Obscure heavy metal plays in the background as you rifle through hundreds of old NES games, seated on a limited edition Pee-Wee Herman "Chairy" chair, covered in comic books like The Tick and Conan The King. A laptop in the corner is paused in the middle of some new revivalist 8-bit platformer, hooked up to a USB gamepad that harkens back to your first time destroying Dr. Wily. Your host insists that Electric Wizard's Dopethrone is the "album that saved his life" and as he flips you a copy of  SEGA's Desert Strike, you realize you have arrived. This is a Wicked fucking Basement. Fully equipped with the dark wonders of your childhood while completely aware of the evolving culture that surrounds classic gaming, transcendent metallum, and the music of 8bit legends that kept us up until dawn. 

2013
Titles like Super Meat Boy, Megaman 9, Super House of Dead Ninjas, and plenty more have reshaped what gaming means for audiences. A return to the classic platform gives hope to a market flooded with ultra-graphic first person shooter masturbations and MMORPG soul-eaters. The goal? Give games back to the developers. A market for fun, evocative games that are the heart of creative gameplay reemerges. A new environment is created from the bones of the old world.

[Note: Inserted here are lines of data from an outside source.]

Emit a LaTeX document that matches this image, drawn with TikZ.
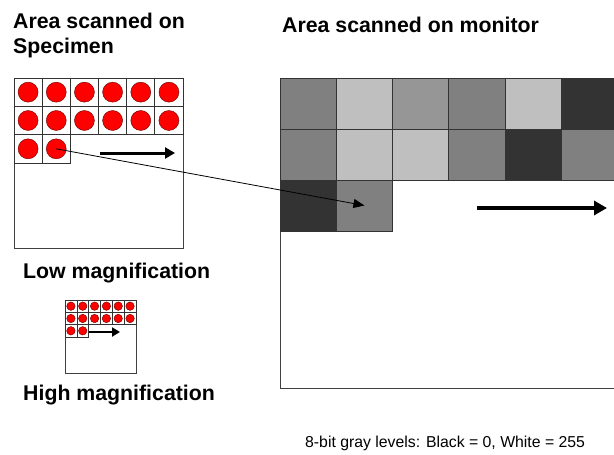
\documentclass[tikz,border=0pt]{standalone}
\usepackage{fontspec}
\setmainfont{Liberation Sans}
\usetikzlibrary{arrows.meta,positioning}

\definecolor{greyMid}{gray}{0.50}
\definecolor{greyLight}{gray}{0.75}
\definecolor{greySoft}{gray}{0.59}
\definecolor{greyDark}{gray}{0.20}

\begin{document}
\begin{tikzpicture}[x=1pt,y=-1pt,
            heading/.style={font=\fontsize{21.3}{25}\selectfont\bfseries, anchor=base west, inner sep=0pt},
            note/.style={font=\fontsize{15.8}{18}\selectfont, anchor=base west, inner sep=0pt},
            frame/.style={rectangle, draw=black!75, line width=1.2pt, anchor=north west, inner sep=0pt},
            cell/.style={rectangle, draw=black!80, line width=0.9pt, inner sep=0pt},
            spot/.style={circle, draw=black!60!red, fill=red, inner sep=0pt},
            scan/.style={line width=3pt, -{Triangle[length=10pt,width=11pt]}},
            link/.style={line width=0.8pt, -{Triangle[length=11pt,width=9pt]}}]
    \clip (0,0) rectangle (614,455);
    \useasboundingbox (0,0) rectangle (614,455);

    % titles
    \node[heading] (spec-title) at (13,28) {Area scanned on};
    \node[heading] (spec-title2) at (13,53) {Specimen};
    \node[heading] (mon-title) at (282,32) {Area scanned on monitor};

    % specimen, low magnification
    \node[frame, minimum width=169pt, minimum height=170pt] (specimen) at (14,78) {};
    \foreach \r/\n in {1/6,2/6,3/2}
        \foreach \c in {1,...,\n} {
            \node[cell, minimum width=28.17pt, minimum height=28.33pt]
                (s-\r-\c) at (14+28.17*\c-14.08, 78+28.33*\r-14.17) {};
            \node[spot, minimum size=20pt] (d-\r-\c) at (s-\r-\c) {};
        }
    \coordinate (scan-a) at (100,153);
    \coordinate (scan-b) at (175,153);
    \draw[scan] (scan-a) -- (scan-b);
    \node[heading] (low) at (23,278) {Low magnification};

    % specimen, high magnification
    \node[frame, line width=1pt, minimum width=71pt, minimum height=73pt] (small) at (65,300) {};
    \foreach \r/\n in {1/6,2/6,3/2}
        \foreach \c in {1,...,\n} {
            \node[cell, line width=0.6pt, minimum width=11.83pt, minimum height=12.33pt]
                (t-\r-\c) at (65+11.83*\c-5.92, 300+12.33*\r-6.17) {};
            \node[spot, minimum size=8.5pt] (e-\r-\c) at (t-\r-\c) {};
        }
    \coordinate (small-a) at (89,332);
    \coordinate (small-b) at (120,332);
    \draw[line width=2.8pt, -{Triangle[length=8pt,width=9pt]}] (small-a) -- (small-b);
    \node[heading] (high) at (23,400) {High magnification};

    % monitor
    \node[frame, minimum width=340pt, minimum height=310pt] (monitor) at (280,78) {};
    \foreach \r/\shades in {1/{greyMid,greyLight,greySoft,greyMid,greyLight,greyDark},
                            2/{greyMid,greyLight,greyLight,greyMid,greyDark,greyMid},
                            3/{greyDark,greyMid}}
        \foreach \g [count=\c] in \shades {
            \node[cell, fill=\g, minimum width=56.3pt, minimum height=51pt]
                (m-\r-\c) at (280+56.3*\c-28.15, 78+51*\r-25.5) {};
        }
    \coordinate (mon-a) at (477,208);
    \coordinate (mon-b) at (607,208);
    \draw[scan, line width=4pt, -{Triangle[length=13pt,width=14pt]}] (mon-a) -- (mon-b);

    % one spot maps to one pixel
    \draw[link] (d-3-2.center) -- (m-3-2.center);

    \node[note] (levels) at (305,447) {8-bit gray levels: Black = 0, White = 255};
\end{tikzpicture}
\end{document}
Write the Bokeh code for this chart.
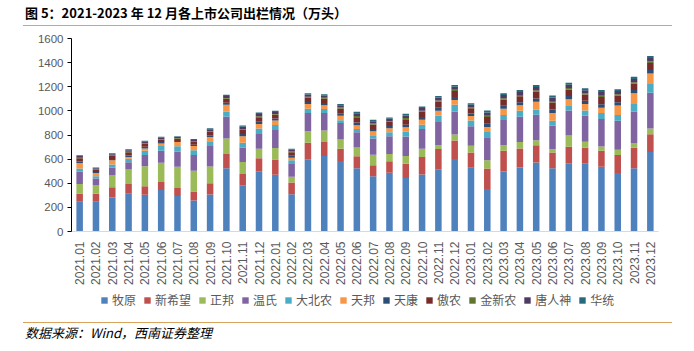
import math
from bokeh.plotting import figure
from bokeh.layouts import column
from bokeh.models import (Range1d, FactorRange, FixedTicker, Legend, LegendItem,
                          ColumnDataSource, Div)
from bokeh.embed import file_html
from bokeh.resources import INLINE

months = ["2021.01", "2021.02", "2021.03", "2021.04", "2021.05", "2021.06",
          "2021.07", "2021.08", "2021.09", "2021.10", "2021.11", "2021.12",
          "2022.01", "2022.02", "2022.03", "2022.04", "2022.05", "2022.06",
          "2022.07", "2022.08", "2022.09", "2022.10", "2022.11", "2022.12",
          "2023.01", "2023.02", "2023.03", "2023.04", "2023.05", "2023.06",
          "2023.07", "2023.08", "2023.09", "2023.10", "2023.11", "2023.12"]

muyuan = [246, 246, 282, 312, 304, 345, 295, 256, 306, 524, 383, 500,
          470, 309, 599, 626, 585, 525, 457, 487, 443, 473, 517, 602,
          528, 353, 498, 530, 572, 525, 566, 566, 536, 484, 525, 659]
xinxiwang = [66, 66, 84, 82, 71, 65, 66, 75, 93, 119, 93, 107,
             126, 98, 137, 115, 101, 98, 93, 95, 118, 145, 167, 153,
             126, 169, 172, 159, 144, 129, 137, 129, 134, 150, 170, 148]
zhengbang = [82, 74, 102, 120, 166, 159, 175, 172, 140, 128, 101, 79,
             96, 47, 95, 96, 77, 74, 87, 61, 65, 68, 30, 49,
             57, 68, 46, 52, 41, 27, 93, 49, 35, 44, 38, 46]
wenshi = [101, 54, 60, 60, 93, 101, 126, 131, 169, 181, 118, 123,
          150, 112, 151, 145, 137, 126, 134, 147, 162, 164, 194, 191,
          161, 192, 208, 210, 211, 197, 208, 216, 227, 241, 262, 298]
dabeinong = [27, 17, 27, 30, 36, 38, 44, 39, 41, 43, 41, 44,
             41, 25, 35, 33, 22, 27, 27, 33, 38, 36, 52, 55,
             49, 49, 41, 50, 44, 41, 43, 44, 50, 46, 63, 71]
tianbang = [46, 27, 36, 14, 19, 22, 35, 36, 35, 55, 54, 38,
            38, 21, 39, 32, 38, 30, 33, 33, 38, 41, 41, 41,
            36, 36, 52, 46, 63, 63, 50, 54, 43, 80, 88, 88]
tiankang = [13, 9, 11, 13, 13, 11, 10, 11, 14, 17, 18, 19,
            16, 15, 18, 18, 20, 23, 19, 18, 22, 22, 25, 25,
            21, 27, 26, 25, 28, 29, 27, 26, 30, 27, 27, 29]
aonong = [26, 18, 23, 25, 25, 22, 20, 23, 29, 33, 35, 38,
          32, 30, 36, 36, 39, 45, 38, 36, 45, 44, 49, 49,
          43, 55, 52, 50, 56, 58, 54, 52, 59, 54, 54, 58]
jinxinnong = [5, 4, 5, 5, 5, 4, 4, 5, 6, 7, 7, 8,
              6, 6, 7, 7, 8, 9, 8, 7, 9, 9, 10, 10,
              9, 11, 10, 10, 11, 12, 11, 10, 12, 11, 11, 12]
tangrenshen = [13, 9, 11, 13, 13, 11, 10, 11, 14, 17, 18, 19,
               16, 15, 18, 18, 20, 23, 19, 18, 22, 22, 25, 25,
               21, 27, 26, 25, 28, 29, 27, 26, 30, 27, 27, 29]
huatong = [7, 6, 7, 7, 7, 7, 5, 7, 9, 9, 10, 12,
           10, 8, 11, 12, 11, 13, 12, 11, 14, 12, 14, 14,
           13, 17, 15, 16, 16, 17, 17, 15, 17, 15, 17, 17]

series_names = ["牧原", "新希望", "正邦", "温氏", "大北农", "天邦", "天康",
                "傲农", "金新农", "唐人神", "华统"]
series_values = [muyuan, xinxiwang, zhengbang, wenshi, dabeinong, tianbang,
                 tiankang, aonong, jinxinnong, tangrenshen, huatong]
colors = ["#4F81BD", "#C0504D", "#9BBB59", "#8064A2", "#4BACC6", "#F79646",
          "#2C4D75", "#772C2A", "#5F7530", "#4D3B62", "#276A7C"]
y_ticks = [0, 200, 400, 600, 800, 1000, 1200, 1400, 1600]

title_text = "图 5：2021-2023 年 12 月各上市公司出栏情况（万头）"
source_text = "数据来源：Wind，西南证券整理"
rule_color = "#D8A35C"

data = {"month": months}
for n, v in zip(series_names, series_values):
    data[n] = v
src = ColumnDataSource(data)

# ---- main chart ----
p = figure(width=694, height=259, x_range=FactorRange(*months),
           y_range=Range1d(0, 1600), output_backend="svg",
           toolbar_location=None, min_border_left=71, min_border_right=36,
           min_border_top=10, min_border_bottom=54, margin=0)
p.outline_line_color = None
p.xgrid.visible = False
p.ygrid.visible = False

renderers = p.vbar_stack(series_names, x="month", width=0.4, color=colors,
                         line_color=None, source=src)

p.yaxis.ticker = FixedTicker(ticks=y_ticks)
p.yaxis.axis_line_color = "#000000"
p.yaxis.major_tick_line_color = "#000000"
p.yaxis.major_tick_in = 0
p.yaxis.major_tick_out = 4
p.yaxis.minor_tick_line_color = None
p.yaxis.major_label_text_font = "Liberation Sans"
p.yaxis.major_label_text_font_size = "11.5px"
p.yaxis.major_label_text_color = "#595959"
p.yaxis.major_label_standoff = 4

p.xaxis.axis_line_color = "#D9D9D9"
p.xaxis.major_tick_line_color = None
p.xaxis.minor_tick_line_color = None
p.xaxis.major_label_orientation = math.pi / 2
p.xaxis.major_label_text_font = "Liberation Sans"
p.xaxis.major_label_text_font_size = "12px"
p.xaxis.major_label_text_color = "#595959"
p.xaxis.major_label_standoff = 4

# ---- legend strip: same stacked series as zero-width (invisible) bars ----
lg = figure(width=694, height=31, x_range=FactorRange(*months),
            y_range=Range1d(0, 1600),
            output_backend="svg", toolbar_location=None,
            x_axis_location=None, y_axis_location=None,
            min_border_left=71, min_border_right=36,
            min_border_top=0, min_border_bottom=0, margin=0)
lg.outline_line_color = None
lg.xgrid.visible = False
lg.ygrid.visible = False
swatches = lg.vbar_stack(series_names, x="month", width=0.0, color=colors,
                         line_color=None, source=src)
legend = Legend(items=[LegendItem(label=n, renderers=[r])
                       for n, r in zip(series_names, swatches)],
                orientation="horizontal", location=(29, 10),
                glyph_width=8, glyph_height=8, label_standoff=4, spacing=7,
                padding=0, margin=0, border_line_color=None,
                background_fill_alpha=0, label_text_font="Noto Sans CJK SC",
                label_text_font_size="12px", label_text_color="#595959",
                label_height=14)
lg.add_layout(legend, "center")

title_html = (
    '<div style="position:relative;width:694px;height:28px;">'
    '<div style="position:absolute;left:25px;top:5px;white-space:nowrap;'
    'font-family:\'Noto Sans CJK SC\';font-weight:bold;font-size:13px;'
    'line-height:15px;color:#000;">' + title_text + '</div>'
    '<div style="position:absolute;left:23px;top:25px;width:649px;height:1px;'
    'background:' + rule_color + ';"></div></div>')
footer_html = (
    '<div style="position:relative;width:694px;height:33px;">'
    '<div style="position:absolute;left:23px;top:4px;width:649px;height:1px;'
    'background:' + rule_color + ';"></div>'
    '<div style="position:absolute;left:25px;top:7px;white-space:nowrap;'
    'font-family:\'Noto Sans CJK SC\';font-style:italic;font-size:13px;'
    'line-height:15px;color:#000;">' + source_text + '</div></div>')

title_div = Div(text=title_html, width=694, height=28, margin=0)
footer_div = Div(text=footer_html, width=694, height=33, margin=0)

layout = column(title_div, p, lg, footer_div, spacing=0, margin=0)

open("out.html", "w").write(file_html(layout, INLINE))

Similarly, the United States and Canada experience a wave of music in the early-to-mid 2000's that reignites a genre: Black Metal. A genre rife with theatrics, BM music was an extreme music genre that combined the cold, lonesome sounds of the frozen north with mind melting tremolo riffs and ultra Satanic symbolism. It was an answer to rampant Christianity and a protest of a church and state union which trampled on the pagan cultures in Scandinavia.  Flash forward to 2005: Metalcore and Nu-metal have destroyed heavy music culture. Much like the games market of the time, metal has been turned into a homogenized, overproduced nightmare. 

However deep in the forests of Cascadia, bands like Echtra, Fauna, Wolves in the Throne Room and Threnos are reigniting the flames of old with a new brand of metal which breaks free of the mindless consumer culture surrounding the genre at the time. A return to the black sounds of Norway, with a new message that reflects an almost spiritual communion with the Pacific North West. Cascadian Black Metal and it's contemporaries are emerging. In the coming years, the Cascadian style spreads across the US and Canada, birthing new bands in new areas. Bands like DeafHeaven, Slashpine, Ash Borer and many more take cues from the early Black Metal recipe and create a new environment for music.

Wicked Basement is dedicated to these ideas. It seems like culture lost it's way at the turn of the millennium. It's like we got so excited about Y2K and what the "future" was supposed to be that we forgot about what made the present so great. I'm not saying that every game from here on out should be an 8-bit platformer, re-imagined with smoother controls and modern(fkingawesome) programing sense; or that all music needs to reflect a melancholy yearning for the lush mountain forests of the Pacific North West and the Occult...But here in the Wicked Basement, every bit of that will be appreciated to the fullest. It's why you came down here, right?